Pada tanggal 25 November 1960, Minerva dan dua orang saudara perempuannya, yakni Aida Patria Mercedes Mirabal Reyes dan Maria Teresa Mirabal Reyes, dibunuh dengan cara yang sangat keji oleh orang suruhan dari Trujillo. Mereka bertiga dipukul dengan palu, popor senjata dan dirajam dengan batu sampai meninggal. Selama menjalani sikasaan yang sangat tidak berperikemanusiaan ini, Mirabal bersaudara terus berpelukan sambil memuji “Tuhan Sang Gembala Yang Baik”, dengan berulang kali melafalkan Mazmur 23 : 1-6 sampai akhirnya menutup mata dan maut menjemput mereka satu persatu.
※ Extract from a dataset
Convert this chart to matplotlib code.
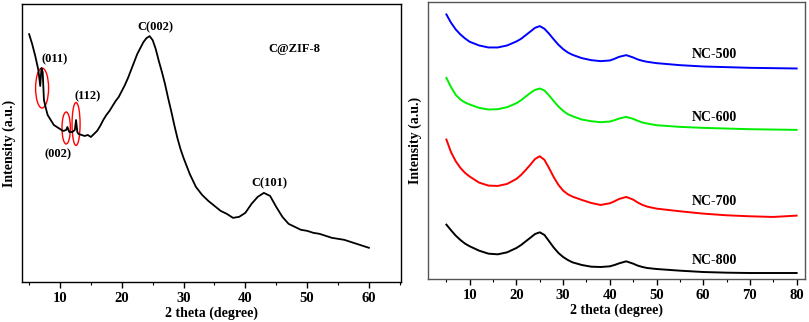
import matplotlib.pyplot as plt
from matplotlib.patches import Ellipse
from matplotlib.ticker import MultipleLocator

# left panel: C@ZIF-8 pattern (intensity in arbitrary units)
zif_theta = [5, 5.5, 6, 6.5, 6.8, 7.0, 7.2, 7.4, 7.7, 8, 8.5, 9, 9.5, 10, 10.5, 11,
             11.2, 11.5, 12, 12.4, 12.6, 12.8, 13, 13.5, 14, 14.5, 15, 15.5, 16,
             16.5, 17, 17.5, 18, 18.5, 19, 19.5, 20, 20.5, 21, 21.5, 22, 22.5, 23,
             23.5, 24, 24.5, 25, 25.5, 26, 26.5, 27, 27.5, 28, 28.5, 29, 29.5, 30,
             31, 32, 33, 34, 35, 36, 37, 38, 39, 40, 41, 42, 43, 44, 45, 46, 47,
             48, 49, 50, 51, 52, 53, 54, 55, 56, 57, 58, 59, 60]
zif_int = [248, 238, 226, 212, 196, 214, 210, 182, 174, 167, 162, 157, 155, 153,
           151, 152, 155, 150, 150, 152, 162, 150, 148, 147, 146, 147, 145, 148,
           151, 156, 162, 167, 171, 176, 181, 185, 191, 197, 204, 212, 220, 228,
           234, 240, 244, 246, 242, 233, 221, 210, 198, 184, 171, 157, 144, 133,
           124, 108, 95, 87, 81, 76, 71, 68, 64, 65, 69, 78, 85, 89, 86, 75, 65,
           58, 55, 52, 51, 49, 48, 46, 44, 43, 42, 40, 38, 36, 34]

# right panel: NC samples
nc_theta = [5, 6, 7, 8, 9, 10, 12, 14, 16, 18, 20, 21, 22, 23, 24, 25, 26, 27, 28,
            29, 30, 31, 32, 34, 36, 38, 40, 41, 42, 43.5, 45, 46, 47, 48, 50, 55,
            60, 65, 70, 75, 80]
nc500 = [793, 768, 748, 733, 721, 711, 700, 694, 694, 700, 712, 720, 731, 742,
         753, 758, 750, 735, 718, 702, 689, 679, 672, 662, 656, 653, 655, 660,
         666, 671, 664, 658, 654, 651, 647, 641, 637, 635, 633, 632, 631]
nc600 = [603, 575, 552, 538, 529, 523, 513, 508, 509, 515, 527, 536, 547, 558,
         567, 571, 565, 550, 533, 517, 504, 494, 488, 478, 473, 470, 472, 476,
         481, 486, 480, 474, 469, 466, 461, 456, 453, 451, 449, 448, 447]
nc700 = [418, 380, 353, 333, 318, 307, 289, 280, 279, 285, 300, 312, 327, 343,
         360, 368, 357, 332, 305, 282, 265, 254, 247, 237, 228, 222, 227, 233,
         240, 246, 238, 229, 222, 217, 211, 203, 196, 191, 188, 186, 190]
nc800 = [163, 146, 130, 117, 106, 98, 85, 76, 74, 80, 93, 102, 113, 124, 135,
         140, 132, 113, 94, 78, 66, 57, 50, 42, 37, 36, 38, 42, 47, 53, 46, 40,
         36, 33, 30, 25, 21, 19, 18, 18, 18]
nc_names = ['NC-500', 'NC-600', 'NC-700', 'NC-800']
nc_colors = ['#0000ff', '#00ee00', '#ff0000', '#000000']
nc_label_y = [673, 485, 233, 55]

plt.rcParams['font.family'] = ['Liberation Serif', 'DejaVu Serif']
plt.rcParams['font.weight'] = 'bold'

fig = plt.figure(figsize=(8.09, 3.22), dpi=100)

ax1 = fig.add_axes([0.0272, 0.125, 0.4685, 0.862])
ax1.plot(zif_theta, zif_int, color='black', lw=1.3)
ax1.set_xlim(3.85, 65.2)
ax1.set_ylim(0, 278)
ax1.text(25.4, 255, 'C(002)', ha='center', va='center', fontsize=9, fontweight='bold')
ax1.text(43.9, 99, 'C(101)', ha='center', va='center', fontsize=9, fontweight='bold')
ax1.text(48, 233, 'C@ZIF-8', ha='center', va='center', fontsize=9, fontweight='bold')
ax1.text(9.2, 223, '(011)', ha='center', va='center', fontsize=9, fontweight='bold')
ax1.text(14.4, 186, '(112)', ha='center', va='center', fontsize=9, fontweight='bold')
ax1.text(9.7, 128, '(002)', ha='center', va='center', fontsize=9, fontweight='bold')
for cx, cy, w, h in [(7.1, 194, 2.1, 40), (11.0, 154, 1.35, 32), (12.6, 158, 1.3, 43)]:
    ax1.add_patch(Ellipse((cx, cy), w, h, fill=False, edgecolor='red', lw=1.0))

ax2 = fig.add_axes([0.5287, 0.1335, 0.4664, 0.860])
for ys, c, name, ly in zip([nc500, nc600, nc700, nc800], nc_colors, nc_names, nc_label_y):
    ax2.plot(nc_theta, ys, color=c, lw=1.4)
    ax2.text(62.4, ly, name, ha='center', va='center', fontsize=10, fontweight='bold')
ax2.set_xlim(1.0, 81.8)
ax2.set_ylim(0, 830)

for ax in (ax1, ax2):
    ax.xaxis.set_major_locator(MultipleLocator(10))
    ax.xaxis.set_minor_locator(MultipleLocator(5))
    ax.tick_params(axis='x', which='major', direction='out', length=4, width=1,
                   labelsize=10.5, pad=3.5)
    ax.tick_params(axis='x', which='minor', direction='out', length=2.5, width=0.8)
    ax.set_yticks([])
    ax.set_xlabel('2 theta (degree)', fontsize=10, fontweight='bold', labelpad=1)
    ax.set_ylabel('Intensity (a.u.)', fontsize=10, fontweight='bold', labelpad=4)
    for lab in ax.get_xticklabels():
        lab.set_fontweight('bold')
    for s in ax.spines.values():
        s.set_linewidth(1.0)

ax1.set_xticks([10, 20, 30, 40, 50, 60])
ax2.set_xticks([10, 20, 30, 40, 50, 60, 70, 80])
for s in ax2.spines.values():
    s.set_edgecolor('#555555')

fig.savefig('out.png', dpi=100)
Film drama yang diangkat dari novel fiksi sejarah karya Julia Alvarez dengan judul, “In The Times of Butterflies” ini disutradarai oleh Mariano Barroso. Walaupun sudah dirilis sejak 21 Oktober 2001, namun film “In The Times of Butterflies” masih sangat layak dan relevan untuk ditonton saat ini oleh semua kalangan. Selamat merayakan HAKTP…!!!